Wherever a value is set, the current menu and variable is passed to a general function that checks which setter should be used based on the menu being shown and uses its respective setter. Inside this setter, the variable is scaled if needed since the potentiometer returns values from 0 to 1 to simplify scaling. For the type and shape variables that had multiple settings they were selected based on the range of values, like 0 to .25 referring to a different value that from .25 to .5. This made it easy to use the potentiometer for all values, excluding the on/off setting for each menu.

The capacitive touch sensor was separately built and tested from the rest of the input hardware.

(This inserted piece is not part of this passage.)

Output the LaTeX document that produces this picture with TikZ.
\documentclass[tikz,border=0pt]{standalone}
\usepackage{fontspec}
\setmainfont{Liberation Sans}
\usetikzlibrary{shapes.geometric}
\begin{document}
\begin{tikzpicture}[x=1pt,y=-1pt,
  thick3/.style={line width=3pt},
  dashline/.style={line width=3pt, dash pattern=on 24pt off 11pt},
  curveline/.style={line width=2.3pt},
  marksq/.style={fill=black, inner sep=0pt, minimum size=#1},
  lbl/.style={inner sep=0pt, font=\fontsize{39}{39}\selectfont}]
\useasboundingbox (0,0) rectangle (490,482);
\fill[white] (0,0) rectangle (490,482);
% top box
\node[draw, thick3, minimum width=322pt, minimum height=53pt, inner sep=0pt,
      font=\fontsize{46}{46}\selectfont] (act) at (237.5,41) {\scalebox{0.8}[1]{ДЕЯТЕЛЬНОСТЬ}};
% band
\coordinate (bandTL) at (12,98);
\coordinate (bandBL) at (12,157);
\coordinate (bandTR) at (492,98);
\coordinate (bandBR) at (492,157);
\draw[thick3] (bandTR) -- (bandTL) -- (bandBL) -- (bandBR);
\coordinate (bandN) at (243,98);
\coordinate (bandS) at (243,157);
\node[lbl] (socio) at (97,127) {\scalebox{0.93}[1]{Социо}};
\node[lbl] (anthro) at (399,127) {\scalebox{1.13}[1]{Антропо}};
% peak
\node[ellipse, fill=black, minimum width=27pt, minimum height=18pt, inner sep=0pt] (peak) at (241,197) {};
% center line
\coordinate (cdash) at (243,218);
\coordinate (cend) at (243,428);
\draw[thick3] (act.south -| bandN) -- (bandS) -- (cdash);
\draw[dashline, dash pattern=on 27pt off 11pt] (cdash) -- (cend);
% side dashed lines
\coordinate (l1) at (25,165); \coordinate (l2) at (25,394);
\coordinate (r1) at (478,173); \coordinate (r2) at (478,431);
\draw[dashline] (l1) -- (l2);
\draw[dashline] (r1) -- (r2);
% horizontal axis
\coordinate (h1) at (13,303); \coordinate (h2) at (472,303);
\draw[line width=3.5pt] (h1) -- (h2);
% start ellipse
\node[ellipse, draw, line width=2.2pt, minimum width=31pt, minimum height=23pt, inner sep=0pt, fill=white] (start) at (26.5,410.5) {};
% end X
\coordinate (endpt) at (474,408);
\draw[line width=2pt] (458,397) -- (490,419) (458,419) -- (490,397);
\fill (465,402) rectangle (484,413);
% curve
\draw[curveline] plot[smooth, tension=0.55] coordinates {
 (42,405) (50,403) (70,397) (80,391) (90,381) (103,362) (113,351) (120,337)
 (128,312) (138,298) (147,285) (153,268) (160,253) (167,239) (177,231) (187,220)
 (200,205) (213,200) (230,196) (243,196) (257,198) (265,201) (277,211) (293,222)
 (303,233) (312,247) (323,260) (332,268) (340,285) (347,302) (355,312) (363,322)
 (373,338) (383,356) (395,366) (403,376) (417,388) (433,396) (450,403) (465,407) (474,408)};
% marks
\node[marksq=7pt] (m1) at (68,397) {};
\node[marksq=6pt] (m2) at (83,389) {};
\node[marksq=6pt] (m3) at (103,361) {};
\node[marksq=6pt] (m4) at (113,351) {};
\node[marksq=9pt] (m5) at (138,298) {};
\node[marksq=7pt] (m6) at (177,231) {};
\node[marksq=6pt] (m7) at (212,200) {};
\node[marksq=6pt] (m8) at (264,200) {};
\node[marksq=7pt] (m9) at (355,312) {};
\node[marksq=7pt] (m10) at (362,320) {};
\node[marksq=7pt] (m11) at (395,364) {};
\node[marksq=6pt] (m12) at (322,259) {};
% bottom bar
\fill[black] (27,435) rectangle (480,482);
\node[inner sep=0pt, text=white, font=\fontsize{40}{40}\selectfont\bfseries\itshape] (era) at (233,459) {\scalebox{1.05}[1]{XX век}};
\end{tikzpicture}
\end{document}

Interrupt + Protothread Conflicts

Due to the strict timing requirements for DDS, it was done via an interrupt that used a repeating timer callback as its signal. This interrupt was called at 20 KHz, which resulted in us not being able to run protothreads for other functions. Instead, we put those into interrupts of their own which seemed to work well.

Filter Calculation Speed

Originally our LFO was doing calculations in the same interrupt as the DDS output. This caused a large amount of lag to the point where the calculations slowed the resulting output wave and we could hear the, for example, curve of a sine wave rather than a high-frequency tone.

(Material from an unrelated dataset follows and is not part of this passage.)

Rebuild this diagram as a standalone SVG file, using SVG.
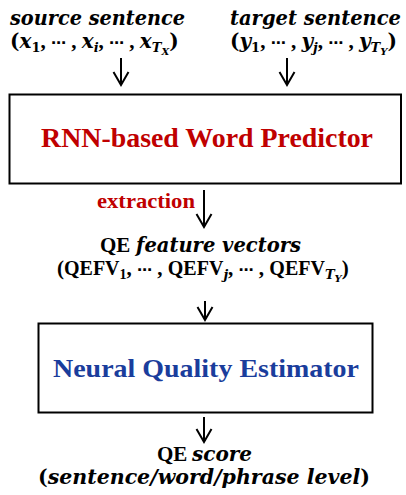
<svg xmlns="http://www.w3.org/2000/svg" width="406" height="495" viewBox="0 0 406 495">
<style>
.t{font-family:'DejaVu Serif','Liberation Serif',serif;font-weight:bold;fill:#000}
.u{font-family:'Liberation Serif','DejaVu Serif',serif;font-weight:bold}
.i{font-style:italic}
.s{font-size:13px}
.ss{font-size:10px}
.c{font-family:'Liberation Serif','DejaVu Serif',serif;font-size:21px}
.dots{font-family:'DejaVu Sans',sans-serif;font-size:15px}
.box{fill:#fff;stroke:#000;stroke-width:2}
.red{fill:#c00000}
.blue{fill:#1a3d9c}
.edge{fill:none;stroke:#000;stroke-width:2}
</style>
<defs>
<marker id="ah" markerUnits="userSpaceOnUse" markerWidth="30" markerHeight="30" refX="0" refY="0" orient="auto" overflow="visible">
<path d="M-13,-7.5 L0,0 L-13,7.5" fill="none" stroke="#000" stroke-width="2"/>
</marker>
</defs>
<g id="source">
<text class="t i" x="10" y="25" font-size="20" textLength="175" lengthAdjust="spacingAndGlyphs">source sentence</text>
<text class="t" x="10" y="48" font-size="20">(<tspan class="i">x</tspan><tspan class="s" dy="4">1</tspan><tspan class="c" dy="-4">, </tspan><tspan class="dots">⋯</tspan><tspan class="c"> , </tspan><tspan class="i">x</tspan><tspan class="s i" dy="4">i</tspan><tspan class="c" dy="-4">, </tspan><tspan class="dots">⋯</tspan><tspan class="c"> , </tspan><tspan class="i">x</tspan><tspan class="s i" dy="4">T</tspan><tspan class="ss i" dy="3">X</tspan><tspan dy="-7">)</tspan></text>
</g>
<g id="target">
<text class="t i" x="230" y="25" font-size="20" textLength="171" lengthAdjust="spacingAndGlyphs">target sentence</text>
<text class="t" x="230" y="48" font-size="20">(<tspan class="i">y</tspan><tspan class="s" dy="4">1</tspan><tspan class="c" dy="-4">, </tspan><tspan class="dots">⋯</tspan><tspan class="c"> , </tspan><tspan class="i">y</tspan><tspan class="s i" dy="4">j</tspan><tspan class="c" dy="-4">, </tspan><tspan class="dots">⋯</tspan><tspan class="c"> , </tspan><tspan class="i">y</tspan><tspan class="s i" dy="4">T</tspan><tspan class="ss i" dy="3">Y</tspan><tspan dy="-7">)</tspan></text>
</g>
<g id="predictor">
<rect class="box" x="9.5" y="94.5" width="391.5" height="89"/>
<text class="t u red" x="41" y="146.5" font-size="27" textLength="332" lengthAdjust="spacingAndGlyphs">RNN-based Word Predictor</text>
</g>
<g id="extraction">
<text class="t u red" x="97" y="208" font-size="20" textLength="98" lengthAdjust="spacingAndGlyphs">extraction</text>
</g>
<g id="features">
<text class="t" y="252" font-size="19.5"><tspan class="u" x="100" font-size="21">QE</tspan><tspan class="i" x="136">feature vectors</tspan></text>
<text class="t u" x="57" y="275" font-size="21">(<tspan font-size="20">QEFV</tspan><tspan font-size="14" dy="4">1</tspan><tspan dy="-4">, </tspan><tspan class="dots">⋯</tspan><tspan> , </tspan><tspan font-size="20">QEFV</tspan><tspan class="t s i" dy="4">j</tspan><tspan dy="-4">, </tspan><tspan class="dots">⋯</tspan><tspan> , </tspan><tspan font-size="20">QEFV</tspan><tspan class="t s i" dy="4">T</tspan><tspan class="t ss i" dy="3">Y</tspan><tspan dy="-7">)</tspan></text>
</g>
<g id="estimator">
<rect class="box" x="38.5" y="323.5" width="334" height="89"/>
<text class="t u blue" x="53" y="377" font-size="26" textLength="306" lengthAdjust="spacingAndGlyphs">Neural Quality Estimator</text>
</g>
<g id="score">
<text class="t" y="461" font-size="20"><tspan class="u" x="157" font-size="21">QE</tspan><tspan class="i" x="192">score</tspan></text>
<text class="t" x="38" y="484" font-size="20" textLength="332" lengthAdjust="spacingAndGlyphs">(<tspan class="i">sentence/word/phrase level</tspan>)</text>
</g>
<g id="connectors">
<path class="edge" d="M121,58 V85" marker-end="url(#ah)"/>
<path class="edge" d="M287,58 V85" marker-end="url(#ah)"/>
<path class="edge" d="M204,190 V227" marker-end="url(#ah)"/>
<path class="edge" d="M205,301 V320" marker-end="url(#ah)"/>
<path class="edge" d="M204,417 V442" marker-end="url(#ah)"/>
</g>
</svg>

This was resolved by moving the LFO into a different interrupt and using a buffer wavetable to allow for the DDS output to switch seamlessly between different filtered wavetables.

LFO Smoothness

One of the results of moving the LFO to a different interrupt is that the transitions between filtered waveforms is not as smooth as we would have liked. This is more noticeable with lower frequencies as it becomes easier to detect a step change in the sound.

Sampling Rate

The original sampling rate in the base code that we worked with was 40 Khz. We lowered it by half to accommodate for all the calculations and input detecting we were doing.

Capacitive Touch Sensitivity

The demo code we built our capacitive touch functions off of was too sensitive for our uses, where it would register a release even when a key was being held down. We pinpointed the issue to the filtered sensor value decreasing over time until it became close to the baseline value, in which case the code detected it as a “release”. This was fixed by tuning the touch and release thresholds by setting the release higher than the touch threshold, bypassing the check entirely. To account for small changes in touch, we added a buffer that would only signal a release when a sequence of releases were sensed rather than signal as soon as a release is detected. This helped for a more consistent user experience when using the touch keys.